DATASET EXTRACT:
>>>

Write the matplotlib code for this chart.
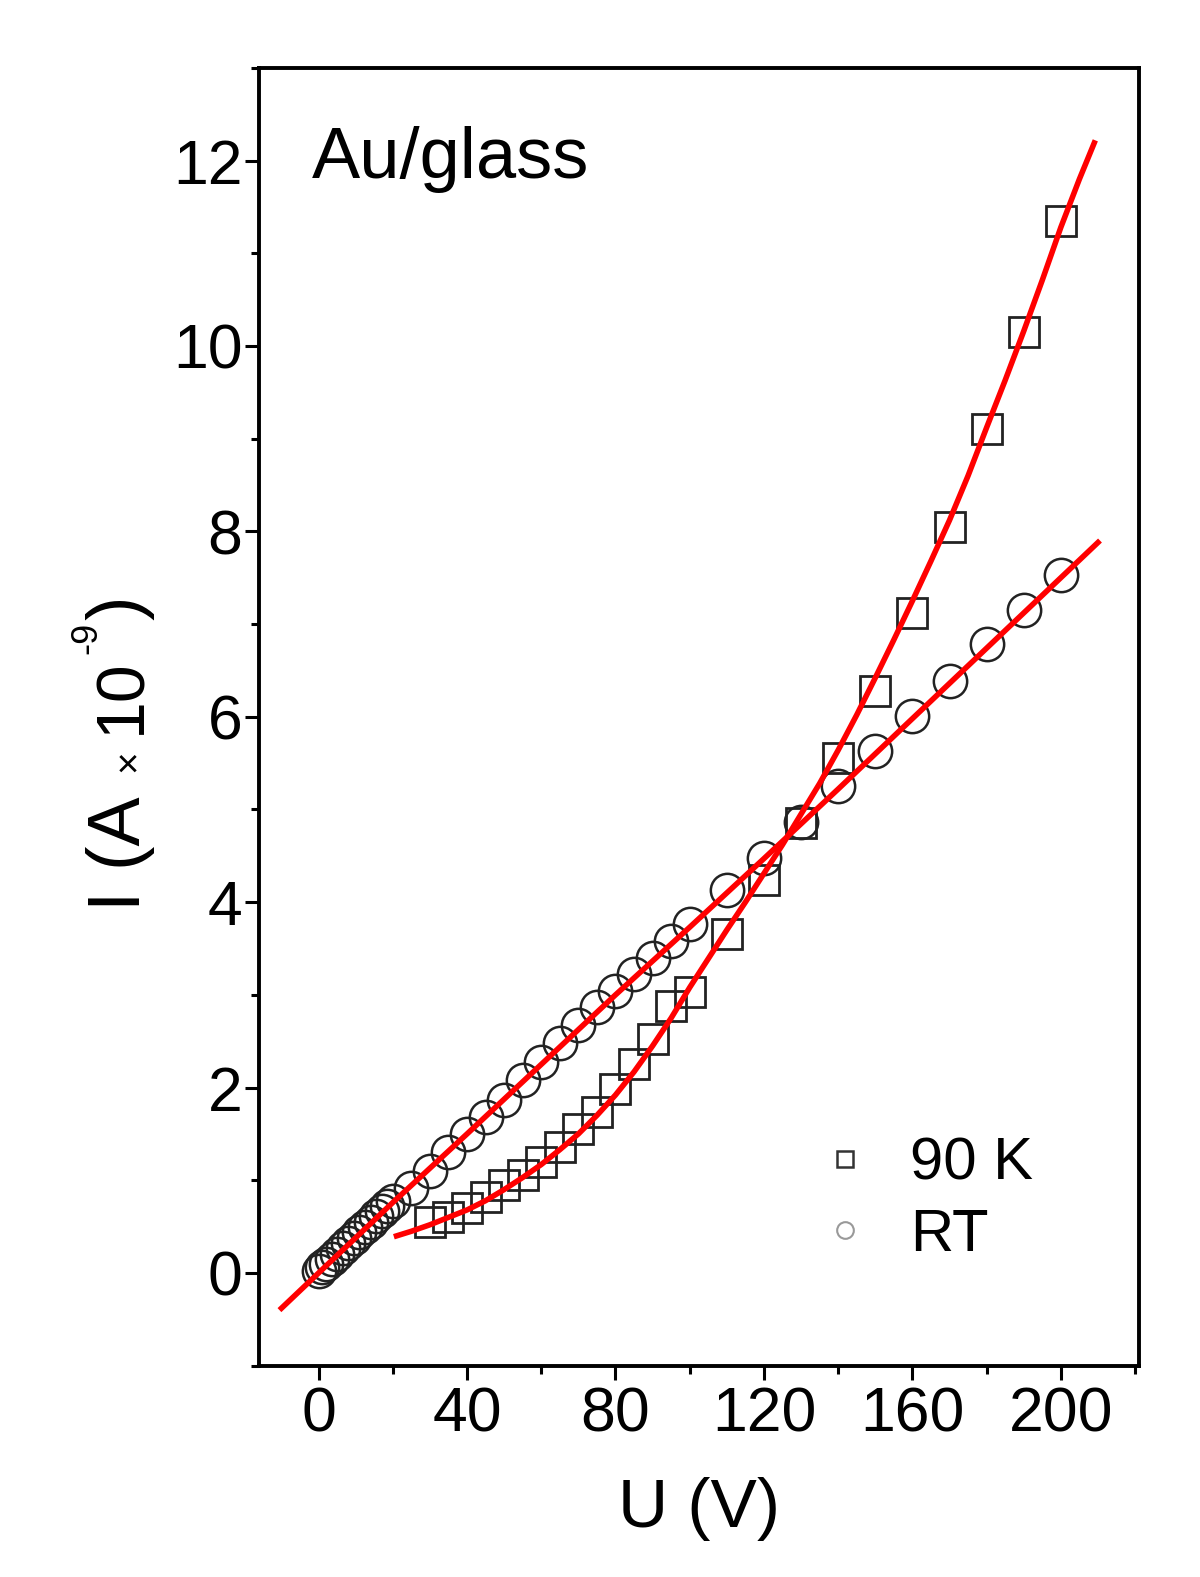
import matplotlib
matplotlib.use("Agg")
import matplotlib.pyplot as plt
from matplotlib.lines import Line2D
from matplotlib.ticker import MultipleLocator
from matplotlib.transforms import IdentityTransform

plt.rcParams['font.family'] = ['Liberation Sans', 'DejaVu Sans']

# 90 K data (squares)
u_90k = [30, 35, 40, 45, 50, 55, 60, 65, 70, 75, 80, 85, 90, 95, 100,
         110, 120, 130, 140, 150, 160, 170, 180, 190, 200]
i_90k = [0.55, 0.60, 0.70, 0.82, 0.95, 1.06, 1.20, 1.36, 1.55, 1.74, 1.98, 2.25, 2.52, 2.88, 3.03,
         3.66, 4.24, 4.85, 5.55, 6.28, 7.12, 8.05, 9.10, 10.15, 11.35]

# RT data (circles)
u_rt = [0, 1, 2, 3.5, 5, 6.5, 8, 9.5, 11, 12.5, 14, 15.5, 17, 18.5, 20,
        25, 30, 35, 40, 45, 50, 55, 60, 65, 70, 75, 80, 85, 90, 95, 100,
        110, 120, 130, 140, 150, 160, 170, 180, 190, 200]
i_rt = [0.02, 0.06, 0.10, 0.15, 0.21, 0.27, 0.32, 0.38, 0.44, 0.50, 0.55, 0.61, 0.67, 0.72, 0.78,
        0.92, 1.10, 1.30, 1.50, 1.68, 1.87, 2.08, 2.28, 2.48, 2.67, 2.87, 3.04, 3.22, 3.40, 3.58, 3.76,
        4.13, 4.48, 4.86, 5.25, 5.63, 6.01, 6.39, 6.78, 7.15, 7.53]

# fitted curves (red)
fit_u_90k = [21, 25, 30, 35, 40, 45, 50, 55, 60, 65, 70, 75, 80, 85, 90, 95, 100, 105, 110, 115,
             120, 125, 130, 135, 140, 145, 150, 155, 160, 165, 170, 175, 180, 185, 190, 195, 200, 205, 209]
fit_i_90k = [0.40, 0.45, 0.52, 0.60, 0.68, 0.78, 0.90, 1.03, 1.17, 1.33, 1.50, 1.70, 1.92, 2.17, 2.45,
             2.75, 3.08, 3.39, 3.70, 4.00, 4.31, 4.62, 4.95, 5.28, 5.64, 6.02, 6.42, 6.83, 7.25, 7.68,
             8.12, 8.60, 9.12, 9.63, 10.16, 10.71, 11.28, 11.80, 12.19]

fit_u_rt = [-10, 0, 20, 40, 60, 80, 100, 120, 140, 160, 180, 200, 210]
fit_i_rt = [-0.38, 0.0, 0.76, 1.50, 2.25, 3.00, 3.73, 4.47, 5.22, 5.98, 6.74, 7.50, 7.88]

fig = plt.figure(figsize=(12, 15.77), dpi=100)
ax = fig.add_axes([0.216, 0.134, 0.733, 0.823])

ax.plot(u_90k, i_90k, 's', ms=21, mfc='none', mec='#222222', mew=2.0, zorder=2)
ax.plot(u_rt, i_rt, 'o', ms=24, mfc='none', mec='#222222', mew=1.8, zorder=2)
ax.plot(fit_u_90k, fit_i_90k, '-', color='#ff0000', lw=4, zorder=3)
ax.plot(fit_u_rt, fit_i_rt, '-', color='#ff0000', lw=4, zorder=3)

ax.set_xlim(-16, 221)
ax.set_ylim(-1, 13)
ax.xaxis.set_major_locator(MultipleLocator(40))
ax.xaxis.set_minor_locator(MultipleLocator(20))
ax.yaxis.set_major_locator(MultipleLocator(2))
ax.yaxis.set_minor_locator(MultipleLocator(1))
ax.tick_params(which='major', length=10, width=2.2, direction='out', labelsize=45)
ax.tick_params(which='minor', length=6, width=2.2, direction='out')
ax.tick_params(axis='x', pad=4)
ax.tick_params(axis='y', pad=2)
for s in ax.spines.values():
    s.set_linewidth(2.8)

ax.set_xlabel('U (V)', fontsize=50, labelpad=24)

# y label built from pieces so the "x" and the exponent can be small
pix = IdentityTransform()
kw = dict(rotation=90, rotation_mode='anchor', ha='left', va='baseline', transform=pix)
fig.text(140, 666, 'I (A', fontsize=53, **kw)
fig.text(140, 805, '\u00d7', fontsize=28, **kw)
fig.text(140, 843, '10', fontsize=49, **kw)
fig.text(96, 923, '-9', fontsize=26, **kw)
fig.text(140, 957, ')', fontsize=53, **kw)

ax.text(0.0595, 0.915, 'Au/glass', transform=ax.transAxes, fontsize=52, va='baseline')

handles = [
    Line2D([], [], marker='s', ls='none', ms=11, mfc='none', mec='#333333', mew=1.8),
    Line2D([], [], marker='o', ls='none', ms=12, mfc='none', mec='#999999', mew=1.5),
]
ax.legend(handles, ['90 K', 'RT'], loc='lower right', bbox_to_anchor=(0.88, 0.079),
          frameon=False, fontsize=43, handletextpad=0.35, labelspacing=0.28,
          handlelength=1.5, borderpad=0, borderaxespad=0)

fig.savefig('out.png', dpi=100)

<<<

WHAT YOU WILL DO:
Repeat the listing in full and exactly. Leave any pictures out.

RESPONSE:
Write the matplotlib code for this chart.
import matplotlib
matplotlib.use("Agg")
import matplotlib.pyplot as plt
from matplotlib.lines import Line2D
from matplotlib.ticker import MultipleLocator
from matplotlib.transforms import IdentityTransform

plt.rcParams['font.family'] = ['Liberation Sans', 'DejaVu Sans']

# 90 K data (squares)
u_90k = [30, 35, 40, 45, 50, 55, 60, 65, 70, 75, 80, 85, 90, 95, 100,
         110, 120, 130, 140, 150, 160, 170, 180, 190, 200]
i_90k = [0.55, 0.60, 0.70, 0.82, 0.95, 1.06, 1.20, 1.36, 1.55, 1.74, 1.98, 2.25, 2.52, 2.88, 3.03,
         3.66, 4.24, 4.85, 5.55, 6.28, 7.12, 8.05, 9.10, 10.15, 11.35]

# RT data (circles)
u_rt = [0, 1, 2, 3.5, 5, 6.5, 8, 9.5, 11, 12.5, 14, 15.5, 17, 18.5, 20,
        25, 30, 35, 40, 45, 50, 55, 60, 65, 70, 75, 80, 85, 90, 95, 100,
        110, 120, 130, 140, 150, 160, 170, 180, 190, 200]
i_rt = [0.02, 0.06, 0.10, 0.15, 0.21, 0.27, 0.32, 0.38, 0.44, 0.50, 0.55, 0.61, 0.67, 0.72, 0.78,
        0.92, 1.10, 1.30, 1.50, 1.68, 1.87, 2.08, 2.28, 2.48, 2.67, 2.87, 3.04, 3.22, 3.40, 3.58, 3.76,
        4.13, 4.48, 4.86, 5.25, 5.63, 6.01, 6.39, 6.78, 7.15, 7.53]

# fitted curves (red)
fit_u_90k = [21, 25, 30, 35, 40, 45, 50, 55, 60, 65, 70, 75, 80, 85, 90, 95, 100, 105, 110, 115,
             120, 125, 130, 135, 140, 145, 150, 155, 160, 165, 170, 175, 180, 185, 190, 195, 200, 205, 209]
fit_i_90k = [0.40, 0.45, 0.52, 0.60, 0.68, 0.78, 0.90, 1.03, 1.17, 1.33, 1.50, 1.70, 1.92, 2.17, 2.45,
             2.75, 3.08, 3.39, 3.70, 4.00, 4.31, 4.62, 4.95, 5.28, 5.64, 6.02, 6.42, 6.83, 7.25, 7.68,
             8.12, 8.60, 9.12, 9.63, 10.16, 10.71, 11.28, 11.80, 12.19]

fit_u_rt = [-10, 0, 20, 40, 60, 80, 100, 120, 140, 160, 180, 200, 210]
fit_i_rt = [-0.38, 0.0, 0.76, 1.50, 2.25, 3.00, 3.73, 4.47, 5.22, 5.98, 6.74, 7.50, 7.88]

fig = plt.figure(figsize=(12, 15.77), dpi=100)
ax = fig.add_axes([0.216, 0.134, 0.733, 0.823])

ax.plot(u_90k, i_90k, 's', ms=21, mfc='none', mec='#222222', mew=2.0, zorder=2)
ax.plot(u_rt, i_rt, 'o', ms=24, mfc='none', mec='#222222', mew=1.8, zorder=2)
ax.plot(fit_u_90k, fit_i_90k, '-', color='#ff0000', lw=4, zorder=3)
ax.plot(fit_u_rt, fit_i_rt, '-', color='#ff0000', lw=4, zorder=3)

ax.set_xlim(-16, 221)
ax.set_ylim(-1, 13)
ax.xaxis.set_major_locator(MultipleLocator(40))
ax.xaxis.set_minor_locator(MultipleLocator(20))
ax.yaxis.set_major_locator(MultipleLocator(2))
ax.yaxis.set_minor_locator(MultipleLocator(1))
ax.tick_params(which='major', length=10, width=2.2, direction='out', labelsize=45)
ax.tick_params(which='minor', length=6, width=2.2, direction='out')
ax.tick_params(axis='x', pad=4)
ax.tick_params(axis='y', pad=2)
for s in ax.spines.values():
    s.set_linewidth(2.8)

ax.set_xlabel('U (V)', fontsize=50, labelpad=24)

# y label built from pieces so the "x" and the exponent can be small
pix = IdentityTransform()
kw = dict(rotation=90, rotation_mode='anchor', ha='left', va='baseline', transform=pix)
fig.text(140, 666, 'I (A', fontsize=53, **kw)
fig.text(140, 805, '\u00d7', fontsize=28, **kw)
fig.text(140, 843, '10', fontsize=49, **kw)
fig.text(96, 923, '-9', fontsize=26, **kw)
fig.text(140, 957, ')', fontsize=53, **kw)

ax.text(0.0595, 0.915, 'Au/glass', transform=ax.transAxes, fontsize=52, va='baseline')

handles = [
    Line2D([], [], marker='s', ls='none', ms=11, mfc='none', mec='#333333', mew=1.8),
    Line2D([], [], marker='o', ls='none', ms=12, mfc='none', mec='#999999', mew=1.5),
]
ax.legend(handles, ['90 K', 'RT'], loc='lower right', bbox_to_anchor=(0.88, 0.079),
          frameon=False, fontsize=43, handletextpad=0.35, labelspacing=0.28,
          handlelength=1.5, borderpad=0, borderaxespad=0)

fig.savefig('out.png', dpi=100)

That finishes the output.